Begin Supplied material

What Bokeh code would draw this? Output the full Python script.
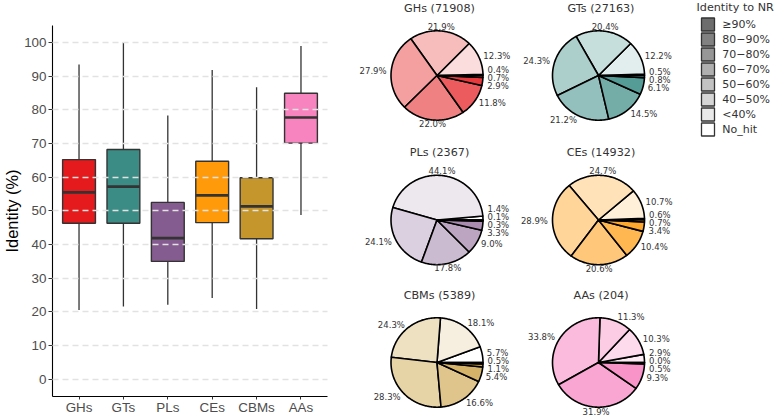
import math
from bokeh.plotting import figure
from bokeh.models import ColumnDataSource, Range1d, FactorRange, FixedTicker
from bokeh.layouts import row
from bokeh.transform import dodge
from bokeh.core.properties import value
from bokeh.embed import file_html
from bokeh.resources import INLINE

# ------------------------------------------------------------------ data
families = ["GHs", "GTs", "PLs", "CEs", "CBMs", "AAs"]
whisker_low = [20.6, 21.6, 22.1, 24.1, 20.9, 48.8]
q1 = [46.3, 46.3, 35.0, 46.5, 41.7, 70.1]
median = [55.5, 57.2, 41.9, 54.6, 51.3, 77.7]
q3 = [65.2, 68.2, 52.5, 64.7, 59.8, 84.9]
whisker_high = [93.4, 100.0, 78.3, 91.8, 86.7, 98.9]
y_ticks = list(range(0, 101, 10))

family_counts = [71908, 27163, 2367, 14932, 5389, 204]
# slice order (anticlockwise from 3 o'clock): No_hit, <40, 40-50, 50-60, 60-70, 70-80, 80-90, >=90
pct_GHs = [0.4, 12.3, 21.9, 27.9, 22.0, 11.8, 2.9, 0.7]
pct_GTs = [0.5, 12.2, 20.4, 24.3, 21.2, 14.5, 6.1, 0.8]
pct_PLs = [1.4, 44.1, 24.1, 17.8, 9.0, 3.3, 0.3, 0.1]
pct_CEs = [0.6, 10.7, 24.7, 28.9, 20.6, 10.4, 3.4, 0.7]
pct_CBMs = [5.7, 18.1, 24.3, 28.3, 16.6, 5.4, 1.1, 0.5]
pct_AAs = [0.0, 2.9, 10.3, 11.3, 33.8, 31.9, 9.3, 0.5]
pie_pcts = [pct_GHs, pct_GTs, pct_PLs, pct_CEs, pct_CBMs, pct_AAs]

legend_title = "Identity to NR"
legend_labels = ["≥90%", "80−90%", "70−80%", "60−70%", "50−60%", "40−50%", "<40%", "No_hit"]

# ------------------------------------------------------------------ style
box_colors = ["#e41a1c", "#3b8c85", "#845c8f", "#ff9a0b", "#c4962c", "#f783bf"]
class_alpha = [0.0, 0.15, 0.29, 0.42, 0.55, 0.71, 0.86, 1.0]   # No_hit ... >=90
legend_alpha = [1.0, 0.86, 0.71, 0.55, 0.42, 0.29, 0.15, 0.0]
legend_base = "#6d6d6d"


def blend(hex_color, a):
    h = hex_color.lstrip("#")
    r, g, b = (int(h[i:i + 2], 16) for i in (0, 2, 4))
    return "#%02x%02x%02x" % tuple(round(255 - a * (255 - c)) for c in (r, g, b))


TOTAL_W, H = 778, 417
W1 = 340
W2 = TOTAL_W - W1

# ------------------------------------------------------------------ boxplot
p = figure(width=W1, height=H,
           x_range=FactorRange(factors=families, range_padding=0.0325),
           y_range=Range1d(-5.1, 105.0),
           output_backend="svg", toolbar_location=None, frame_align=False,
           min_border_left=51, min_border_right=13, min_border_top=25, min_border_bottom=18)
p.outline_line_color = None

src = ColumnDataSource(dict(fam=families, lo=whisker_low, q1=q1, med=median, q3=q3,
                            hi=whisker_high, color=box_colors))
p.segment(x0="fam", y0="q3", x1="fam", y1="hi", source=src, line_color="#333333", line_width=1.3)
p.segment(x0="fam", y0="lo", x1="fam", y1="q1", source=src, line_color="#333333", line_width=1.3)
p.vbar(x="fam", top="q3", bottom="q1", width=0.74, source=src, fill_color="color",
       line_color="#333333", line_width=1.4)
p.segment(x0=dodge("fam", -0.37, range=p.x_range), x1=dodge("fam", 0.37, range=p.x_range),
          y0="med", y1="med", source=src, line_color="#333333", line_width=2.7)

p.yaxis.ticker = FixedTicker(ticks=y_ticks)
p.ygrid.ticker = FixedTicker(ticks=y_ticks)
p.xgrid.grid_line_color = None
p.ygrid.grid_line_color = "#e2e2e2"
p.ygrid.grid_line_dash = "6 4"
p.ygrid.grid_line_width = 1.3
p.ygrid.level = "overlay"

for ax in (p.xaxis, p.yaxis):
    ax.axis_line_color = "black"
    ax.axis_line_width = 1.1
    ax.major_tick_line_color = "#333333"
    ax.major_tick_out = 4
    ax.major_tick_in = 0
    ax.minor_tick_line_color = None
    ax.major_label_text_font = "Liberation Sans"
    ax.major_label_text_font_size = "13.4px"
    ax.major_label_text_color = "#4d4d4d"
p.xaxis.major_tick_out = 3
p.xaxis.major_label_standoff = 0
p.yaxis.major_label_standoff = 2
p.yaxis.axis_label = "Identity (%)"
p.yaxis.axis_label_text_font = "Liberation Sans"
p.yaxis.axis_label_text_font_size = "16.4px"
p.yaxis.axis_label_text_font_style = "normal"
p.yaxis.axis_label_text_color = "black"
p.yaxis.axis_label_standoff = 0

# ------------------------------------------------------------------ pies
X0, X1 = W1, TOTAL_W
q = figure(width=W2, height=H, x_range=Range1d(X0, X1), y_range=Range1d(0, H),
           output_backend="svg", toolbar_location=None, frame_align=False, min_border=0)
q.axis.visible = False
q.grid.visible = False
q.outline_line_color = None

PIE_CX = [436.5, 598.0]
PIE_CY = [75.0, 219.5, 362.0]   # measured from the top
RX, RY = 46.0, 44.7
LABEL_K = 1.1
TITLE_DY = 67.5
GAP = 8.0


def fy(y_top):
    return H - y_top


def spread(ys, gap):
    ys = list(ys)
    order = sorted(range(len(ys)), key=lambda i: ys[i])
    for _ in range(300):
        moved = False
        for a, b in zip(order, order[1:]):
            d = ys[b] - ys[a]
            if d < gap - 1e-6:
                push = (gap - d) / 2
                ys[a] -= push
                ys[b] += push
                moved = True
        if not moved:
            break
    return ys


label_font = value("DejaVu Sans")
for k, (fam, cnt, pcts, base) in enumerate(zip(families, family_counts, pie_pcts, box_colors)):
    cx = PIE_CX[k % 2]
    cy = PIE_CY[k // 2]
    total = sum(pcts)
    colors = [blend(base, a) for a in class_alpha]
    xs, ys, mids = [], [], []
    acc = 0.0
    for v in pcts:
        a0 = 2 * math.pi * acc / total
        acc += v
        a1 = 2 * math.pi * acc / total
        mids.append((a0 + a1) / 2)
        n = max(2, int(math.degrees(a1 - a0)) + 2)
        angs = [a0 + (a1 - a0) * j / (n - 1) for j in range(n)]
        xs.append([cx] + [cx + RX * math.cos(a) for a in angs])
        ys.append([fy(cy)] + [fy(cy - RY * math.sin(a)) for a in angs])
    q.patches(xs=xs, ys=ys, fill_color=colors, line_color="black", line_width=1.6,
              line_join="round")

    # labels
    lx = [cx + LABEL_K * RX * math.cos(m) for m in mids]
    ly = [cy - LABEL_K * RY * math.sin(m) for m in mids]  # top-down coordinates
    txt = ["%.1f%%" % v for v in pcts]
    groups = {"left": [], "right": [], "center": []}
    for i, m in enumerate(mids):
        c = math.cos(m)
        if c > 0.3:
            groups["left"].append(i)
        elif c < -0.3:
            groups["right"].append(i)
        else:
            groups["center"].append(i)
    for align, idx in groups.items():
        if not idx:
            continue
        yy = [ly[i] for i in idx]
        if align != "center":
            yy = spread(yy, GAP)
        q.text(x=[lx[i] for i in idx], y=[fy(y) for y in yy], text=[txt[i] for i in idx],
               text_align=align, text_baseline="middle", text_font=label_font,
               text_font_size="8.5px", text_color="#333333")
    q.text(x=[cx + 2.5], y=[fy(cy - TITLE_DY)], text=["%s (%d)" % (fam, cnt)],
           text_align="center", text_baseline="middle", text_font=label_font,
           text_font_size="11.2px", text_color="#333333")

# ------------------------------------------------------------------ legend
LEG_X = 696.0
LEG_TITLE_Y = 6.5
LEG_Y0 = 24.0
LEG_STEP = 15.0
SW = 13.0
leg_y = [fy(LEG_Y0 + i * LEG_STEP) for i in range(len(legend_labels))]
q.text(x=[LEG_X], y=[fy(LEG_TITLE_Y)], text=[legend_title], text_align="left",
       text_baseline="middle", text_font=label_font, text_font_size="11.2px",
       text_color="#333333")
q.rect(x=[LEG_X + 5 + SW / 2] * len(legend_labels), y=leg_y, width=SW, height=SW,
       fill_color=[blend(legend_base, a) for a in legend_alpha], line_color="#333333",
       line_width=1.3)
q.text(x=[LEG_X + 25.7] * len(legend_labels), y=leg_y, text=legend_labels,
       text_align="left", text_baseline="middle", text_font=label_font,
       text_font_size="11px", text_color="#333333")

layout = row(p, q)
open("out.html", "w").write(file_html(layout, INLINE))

End Supplied material
Begin Supplied material

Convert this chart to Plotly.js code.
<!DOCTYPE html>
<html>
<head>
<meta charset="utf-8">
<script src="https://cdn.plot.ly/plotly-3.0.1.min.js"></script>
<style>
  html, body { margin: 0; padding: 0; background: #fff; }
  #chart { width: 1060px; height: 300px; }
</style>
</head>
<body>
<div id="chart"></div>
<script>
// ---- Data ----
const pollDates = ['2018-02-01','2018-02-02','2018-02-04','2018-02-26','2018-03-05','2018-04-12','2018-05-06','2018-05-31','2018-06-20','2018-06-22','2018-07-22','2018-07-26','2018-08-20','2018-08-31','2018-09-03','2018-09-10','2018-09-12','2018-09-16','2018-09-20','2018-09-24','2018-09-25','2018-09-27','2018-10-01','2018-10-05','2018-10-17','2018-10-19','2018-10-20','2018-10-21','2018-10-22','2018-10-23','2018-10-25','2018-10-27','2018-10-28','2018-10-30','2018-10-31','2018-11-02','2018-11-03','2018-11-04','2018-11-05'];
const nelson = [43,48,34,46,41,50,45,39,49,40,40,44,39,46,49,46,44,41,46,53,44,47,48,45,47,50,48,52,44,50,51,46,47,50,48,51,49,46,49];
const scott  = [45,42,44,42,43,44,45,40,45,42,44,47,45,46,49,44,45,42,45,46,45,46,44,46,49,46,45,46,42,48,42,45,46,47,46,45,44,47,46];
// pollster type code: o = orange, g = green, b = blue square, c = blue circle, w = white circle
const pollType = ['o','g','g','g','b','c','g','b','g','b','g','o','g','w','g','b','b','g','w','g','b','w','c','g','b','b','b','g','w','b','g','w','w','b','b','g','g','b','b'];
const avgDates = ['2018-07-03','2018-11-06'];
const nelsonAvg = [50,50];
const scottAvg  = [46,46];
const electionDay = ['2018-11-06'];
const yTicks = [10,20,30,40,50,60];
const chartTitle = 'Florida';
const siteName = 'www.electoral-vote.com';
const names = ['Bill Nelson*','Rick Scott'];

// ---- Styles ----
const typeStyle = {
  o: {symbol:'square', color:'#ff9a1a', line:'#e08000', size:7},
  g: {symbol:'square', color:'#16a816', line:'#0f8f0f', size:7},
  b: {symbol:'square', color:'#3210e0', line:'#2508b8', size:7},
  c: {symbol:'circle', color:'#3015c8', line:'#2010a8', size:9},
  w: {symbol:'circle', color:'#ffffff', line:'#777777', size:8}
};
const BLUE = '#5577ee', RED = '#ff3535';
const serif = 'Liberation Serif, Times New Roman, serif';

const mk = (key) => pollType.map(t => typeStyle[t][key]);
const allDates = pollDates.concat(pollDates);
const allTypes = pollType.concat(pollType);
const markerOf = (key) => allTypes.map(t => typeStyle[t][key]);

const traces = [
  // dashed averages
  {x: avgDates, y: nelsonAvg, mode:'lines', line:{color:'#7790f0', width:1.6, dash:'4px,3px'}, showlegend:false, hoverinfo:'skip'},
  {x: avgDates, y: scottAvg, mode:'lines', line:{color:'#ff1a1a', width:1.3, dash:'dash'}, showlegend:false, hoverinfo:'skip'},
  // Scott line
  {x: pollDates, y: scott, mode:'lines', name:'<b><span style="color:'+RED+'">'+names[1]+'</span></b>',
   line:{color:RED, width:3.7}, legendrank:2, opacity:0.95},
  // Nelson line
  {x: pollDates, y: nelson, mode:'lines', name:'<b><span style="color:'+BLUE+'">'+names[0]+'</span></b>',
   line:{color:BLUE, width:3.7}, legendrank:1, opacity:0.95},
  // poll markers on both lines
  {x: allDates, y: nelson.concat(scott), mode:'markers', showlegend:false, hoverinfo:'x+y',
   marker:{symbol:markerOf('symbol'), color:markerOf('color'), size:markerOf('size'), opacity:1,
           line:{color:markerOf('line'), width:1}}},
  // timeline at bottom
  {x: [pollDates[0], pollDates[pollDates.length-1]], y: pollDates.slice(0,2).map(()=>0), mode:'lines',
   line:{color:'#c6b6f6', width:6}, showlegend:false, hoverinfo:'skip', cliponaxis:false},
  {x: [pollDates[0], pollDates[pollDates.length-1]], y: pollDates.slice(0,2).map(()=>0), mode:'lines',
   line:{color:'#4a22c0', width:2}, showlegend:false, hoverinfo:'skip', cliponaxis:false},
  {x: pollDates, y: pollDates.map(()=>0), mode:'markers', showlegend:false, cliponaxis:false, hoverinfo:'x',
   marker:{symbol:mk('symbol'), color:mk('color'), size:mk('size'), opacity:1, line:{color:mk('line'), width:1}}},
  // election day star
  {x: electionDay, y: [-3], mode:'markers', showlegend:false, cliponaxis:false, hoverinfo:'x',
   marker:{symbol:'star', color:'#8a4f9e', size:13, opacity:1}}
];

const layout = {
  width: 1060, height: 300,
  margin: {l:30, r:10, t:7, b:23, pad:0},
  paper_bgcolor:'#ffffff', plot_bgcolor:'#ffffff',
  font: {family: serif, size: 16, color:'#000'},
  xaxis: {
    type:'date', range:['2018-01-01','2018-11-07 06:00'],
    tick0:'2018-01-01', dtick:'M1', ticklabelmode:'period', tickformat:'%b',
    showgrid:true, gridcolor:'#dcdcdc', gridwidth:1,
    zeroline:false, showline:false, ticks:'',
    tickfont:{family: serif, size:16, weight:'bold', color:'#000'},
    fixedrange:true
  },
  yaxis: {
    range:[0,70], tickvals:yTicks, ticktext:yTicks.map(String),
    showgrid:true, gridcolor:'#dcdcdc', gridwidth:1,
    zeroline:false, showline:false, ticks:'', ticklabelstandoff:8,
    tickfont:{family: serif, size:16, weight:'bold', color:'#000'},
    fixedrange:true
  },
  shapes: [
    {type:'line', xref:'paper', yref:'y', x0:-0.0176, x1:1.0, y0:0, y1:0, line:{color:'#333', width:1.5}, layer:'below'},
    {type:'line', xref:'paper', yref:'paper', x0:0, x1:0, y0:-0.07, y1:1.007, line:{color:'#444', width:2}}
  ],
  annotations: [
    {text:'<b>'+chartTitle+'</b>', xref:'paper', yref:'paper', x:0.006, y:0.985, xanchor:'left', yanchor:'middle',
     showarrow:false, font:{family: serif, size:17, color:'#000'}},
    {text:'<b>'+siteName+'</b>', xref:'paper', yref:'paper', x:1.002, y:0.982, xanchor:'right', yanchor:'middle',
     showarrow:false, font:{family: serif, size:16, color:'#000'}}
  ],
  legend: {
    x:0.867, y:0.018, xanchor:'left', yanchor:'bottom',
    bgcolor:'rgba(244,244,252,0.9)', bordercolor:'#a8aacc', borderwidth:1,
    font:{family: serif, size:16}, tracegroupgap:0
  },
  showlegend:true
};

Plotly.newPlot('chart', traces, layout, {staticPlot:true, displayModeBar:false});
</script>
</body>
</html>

End Supplied material

■ **Set exercise**:
Every line of the records that includes the word "code" should be gathered.

■ **Result of the task**:
What Bokeh code would draw this? Output the full Python script.
Convert this chart to Plotly.js code.
// pollster type code: o = orange, g = green, b = blue square, c = blue circle, w = white circle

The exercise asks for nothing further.